Start Material

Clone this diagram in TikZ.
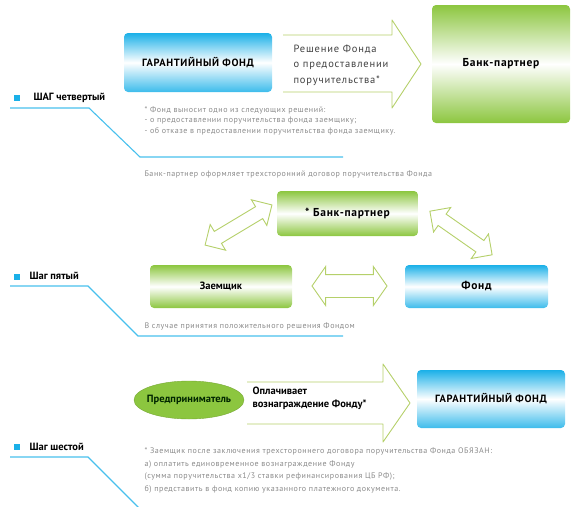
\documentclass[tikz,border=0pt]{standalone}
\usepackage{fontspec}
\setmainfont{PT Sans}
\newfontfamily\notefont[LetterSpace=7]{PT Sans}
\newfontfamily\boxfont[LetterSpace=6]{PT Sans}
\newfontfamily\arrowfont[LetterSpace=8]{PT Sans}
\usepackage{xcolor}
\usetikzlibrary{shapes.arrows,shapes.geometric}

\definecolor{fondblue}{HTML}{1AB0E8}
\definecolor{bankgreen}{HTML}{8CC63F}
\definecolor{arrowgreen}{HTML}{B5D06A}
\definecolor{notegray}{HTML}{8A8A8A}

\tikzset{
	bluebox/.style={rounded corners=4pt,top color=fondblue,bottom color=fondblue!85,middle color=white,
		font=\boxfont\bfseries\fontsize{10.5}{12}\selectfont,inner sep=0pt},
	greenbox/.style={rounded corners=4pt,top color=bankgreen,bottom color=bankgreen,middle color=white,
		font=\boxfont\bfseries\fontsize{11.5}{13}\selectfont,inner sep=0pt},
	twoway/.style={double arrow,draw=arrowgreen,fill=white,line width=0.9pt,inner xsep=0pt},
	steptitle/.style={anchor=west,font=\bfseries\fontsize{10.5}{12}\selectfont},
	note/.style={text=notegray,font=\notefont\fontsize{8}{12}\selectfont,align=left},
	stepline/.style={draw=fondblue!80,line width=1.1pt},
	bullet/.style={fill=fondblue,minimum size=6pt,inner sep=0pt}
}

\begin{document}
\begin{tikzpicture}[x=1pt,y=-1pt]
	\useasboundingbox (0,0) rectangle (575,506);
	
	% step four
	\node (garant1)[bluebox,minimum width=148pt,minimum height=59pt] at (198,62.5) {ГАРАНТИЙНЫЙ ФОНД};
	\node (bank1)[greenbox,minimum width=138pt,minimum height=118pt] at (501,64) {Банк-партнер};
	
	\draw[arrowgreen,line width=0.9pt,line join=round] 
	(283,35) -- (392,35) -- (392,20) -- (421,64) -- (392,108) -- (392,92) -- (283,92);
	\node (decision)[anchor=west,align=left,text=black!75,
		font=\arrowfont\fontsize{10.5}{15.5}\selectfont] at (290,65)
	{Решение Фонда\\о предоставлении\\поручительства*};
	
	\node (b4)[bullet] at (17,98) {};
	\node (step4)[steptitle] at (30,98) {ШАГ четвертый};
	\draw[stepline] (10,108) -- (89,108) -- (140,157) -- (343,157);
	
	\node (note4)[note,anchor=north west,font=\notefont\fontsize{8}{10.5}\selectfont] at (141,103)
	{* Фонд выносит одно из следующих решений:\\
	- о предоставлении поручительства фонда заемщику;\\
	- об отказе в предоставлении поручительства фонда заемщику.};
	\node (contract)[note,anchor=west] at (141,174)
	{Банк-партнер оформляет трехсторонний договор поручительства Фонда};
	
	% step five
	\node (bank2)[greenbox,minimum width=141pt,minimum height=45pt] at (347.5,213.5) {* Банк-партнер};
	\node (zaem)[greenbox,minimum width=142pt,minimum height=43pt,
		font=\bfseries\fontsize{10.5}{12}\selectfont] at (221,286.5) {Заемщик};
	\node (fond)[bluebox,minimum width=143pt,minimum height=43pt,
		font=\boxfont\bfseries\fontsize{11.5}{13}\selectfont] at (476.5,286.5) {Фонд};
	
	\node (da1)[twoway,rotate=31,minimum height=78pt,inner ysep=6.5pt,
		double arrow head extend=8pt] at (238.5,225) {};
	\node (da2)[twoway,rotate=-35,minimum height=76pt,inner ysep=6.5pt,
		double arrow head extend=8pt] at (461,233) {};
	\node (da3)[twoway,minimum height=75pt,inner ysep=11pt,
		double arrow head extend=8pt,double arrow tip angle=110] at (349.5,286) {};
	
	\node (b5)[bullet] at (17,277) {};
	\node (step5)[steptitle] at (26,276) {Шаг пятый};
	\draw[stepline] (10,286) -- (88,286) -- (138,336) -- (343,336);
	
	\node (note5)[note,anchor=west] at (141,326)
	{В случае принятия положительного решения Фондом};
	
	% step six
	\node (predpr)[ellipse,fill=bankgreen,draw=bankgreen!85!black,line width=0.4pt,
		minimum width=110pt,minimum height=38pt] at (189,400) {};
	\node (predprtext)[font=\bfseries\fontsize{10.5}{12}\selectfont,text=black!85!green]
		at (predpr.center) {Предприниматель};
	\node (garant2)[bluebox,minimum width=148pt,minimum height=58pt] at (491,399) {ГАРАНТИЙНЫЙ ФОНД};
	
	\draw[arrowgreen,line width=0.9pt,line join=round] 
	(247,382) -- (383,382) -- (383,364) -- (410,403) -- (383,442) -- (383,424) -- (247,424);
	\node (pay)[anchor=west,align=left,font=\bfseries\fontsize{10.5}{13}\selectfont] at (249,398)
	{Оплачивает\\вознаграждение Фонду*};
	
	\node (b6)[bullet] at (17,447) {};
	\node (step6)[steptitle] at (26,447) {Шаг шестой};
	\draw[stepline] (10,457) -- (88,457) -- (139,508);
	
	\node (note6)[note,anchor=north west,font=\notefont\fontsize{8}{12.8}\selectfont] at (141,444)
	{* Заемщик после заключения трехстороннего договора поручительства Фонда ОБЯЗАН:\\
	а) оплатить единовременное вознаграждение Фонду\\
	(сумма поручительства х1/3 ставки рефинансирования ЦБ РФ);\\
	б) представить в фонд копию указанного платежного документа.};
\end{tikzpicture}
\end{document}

End Material

§ **Work to complete**:
Could you repeat all of the material exactly? Pictures should not be copied.

§ **Response to the exercise**:
Clone this diagram in TikZ.
\documentclass[tikz,border=0pt]{standalone}
\usepackage{fontspec}
\setmainfont{PT Sans}
\newfontfamily\notefont[LetterSpace=7]{PT Sans}
\newfontfamily\boxfont[LetterSpace=6]{PT Sans}
\newfontfamily\arrowfont[LetterSpace=8]{PT Sans}
\usepackage{xcolor}
\usetikzlibrary{shapes.arrows,shapes.geometric}

\definecolor{fondblue}{HTML}{1AB0E8}
\definecolor{bankgreen}{HTML}{8CC63F}
\definecolor{arrowgreen}{HTML}{B5D06A}
\definecolor{notegray}{HTML}{8A8A8A}

\tikzset{
	bluebox/.style={rounded corners=4pt,top color=fondblue,bottom color=fondblue!85,middle color=white,
		font=\boxfont\bfseries\fontsize{10.5}{12}\selectfont,inner sep=0pt},
	greenbox/.style={rounded corners=4pt,top color=bankgreen,bottom color=bankgreen,middle color=white,
		font=\boxfont\bfseries\fontsize{11.5}{13}\selectfont,inner sep=0pt},
	twoway/.style={double arrow,draw=arrowgreen,fill=white,line width=0.9pt,inner xsep=0pt},
	steptitle/.style={anchor=west,font=\bfseries\fontsize{10.5}{12}\selectfont},
	note/.style={text=notegray,font=\notefont\fontsize{8}{12}\selectfont,align=left},
	stepline/.style={draw=fondblue!80,line width=1.1pt},
	bullet/.style={fill=fondblue,minimum size=6pt,inner sep=0pt}
}

\begin{document}
\begin{tikzpicture}[x=1pt,y=-1pt]
	\useasboundingbox (0,0) rectangle (575,506);
	
	% step four
	\node (garant1)[bluebox,minimum width=148pt,minimum height=59pt] at (198,62.5) {ГАРАНТИЙНЫЙ ФОНД};
	\node (bank1)[greenbox,minimum width=138pt,minimum height=118pt] at (501,64) {Банк-партнер};
	
	\draw[arrowgreen,line width=0.9pt,line join=round] 
	(283,35) -- (392,35) -- (392,20) -- (421,64) -- (392,108) -- (392,92) -- (283,92);
	\node (decision)[anchor=west,align=left,text=black!75,
		font=\arrowfont\fontsize{10.5}{15.5}\selectfont] at (290,65)
	{Решение Фонда\\о предоставлении\\поручительства*};
	
	\node (b4)[bullet] at (17,98) {};
	\node (step4)[steptitle] at (30,98) {ШАГ четвертый};
	\draw[stepline] (10,108) -- (89,108) -- (140,157) -- (343,157);
	
	\node (note4)[note,anchor=north west,font=\notefont\fontsize{8}{10.5}\selectfont] at (141,103)
	{* Фонд выносит одно из следующих решений:\\
	- о предоставлении поручительства фонда заемщику;\\
	- об отказе в предоставлении поручительства фонда заемщику.};
	\node (contract)[note,anchor=west] at (141,174)
	{Банк-партнер оформляет трехсторонний договор поручительства Фонда};
	
	% step five
	\node (bank2)[greenbox,minimum width=141pt,minimum height=45pt] at (347.5,213.5) {* Банк-партнер};
	\node (zaem)[greenbox,minimum width=142pt,minimum height=43pt,
		font=\bfseries\fontsize{10.5}{12}\selectfont] at (221,286.5) {Заемщик};
	\node (fond)[bluebox,minimum width=143pt,minimum height=43pt,
		font=\boxfont\bfseries\fontsize{11.5}{13}\selectfont] at (476.5,286.5) {Фонд};
	
	\node (da1)[twoway,rotate=31,minimum height=78pt,inner ysep=6.5pt,
		double arrow head extend=8pt] at (238.5,225) {};
	\node (da2)[twoway,rotate=-35,minimum height=76pt,inner ysep=6.5pt,
		double arrow head extend=8pt] at (461,233) {};
	\node (da3)[twoway,minimum height=75pt,inner ysep=11pt,
		double arrow head extend=8pt,double arrow tip angle=110] at (349.5,286) {};
	
	\node (b5)[bullet] at (17,277) {};
	\node (step5)[steptitle] at (26,276) {Шаг пятый};
	\draw[stepline] (10,286) -- (88,286) -- (138,336) -- (343,336);
	
	\node (note5)[note,anchor=west] at (141,326)
	{В случае принятия положительного решения Фондом};
	
	% step six
	\node (predpr)[ellipse,fill=bankgreen,draw=bankgreen!85!black,line width=0.4pt,
		minimum width=110pt,minimum height=38pt] at (189,400) {};
	\node (predprtext)[font=\bfseries\fontsize{10.5}{12}\selectfont,text=black!85!green]
		at (predpr.center) {Предприниматель};
	\node (garant2)[bluebox,minimum width=148pt,minimum height=58pt] at (491,399) {ГАРАНТИЙНЫЙ ФОНД};
	
	\draw[arrowgreen,line width=0.9pt,line join=round] 
	(247,382) -- (383,382) -- (383,364) -- (410,403) -- (383,442) -- (383,424) -- (247,424);
	\node (pay)[anchor=west,align=left,font=\bfseries\fontsize{10.5}{13}\selectfont] at (249,398)
	{Оплачивает\\вознаграждение Фонду*};
	
	\node (b6)[bullet] at (17,447) {};
	\node (step6)[steptitle] at (26,447) {Шаг шестой};
	\draw[stepline] (10,457) -- (88,457) -- (139,508);
	
	\node (note6)[note,anchor=north west,font=\notefont\fontsize{8}{12.8}\selectfont] at (141,444)
	{* Заемщик после заключения трехстороннего договора поручительства Фонда ОБЯЗАН:\\
	а) оплатить единовременное вознаграждение Фонду\\
	(сумма поручительства х1/3 ставки рефинансирования ЦБ РФ);\\
	б) представить в фонд копию указанного платежного документа.};
\end{tikzpicture}
\end{document}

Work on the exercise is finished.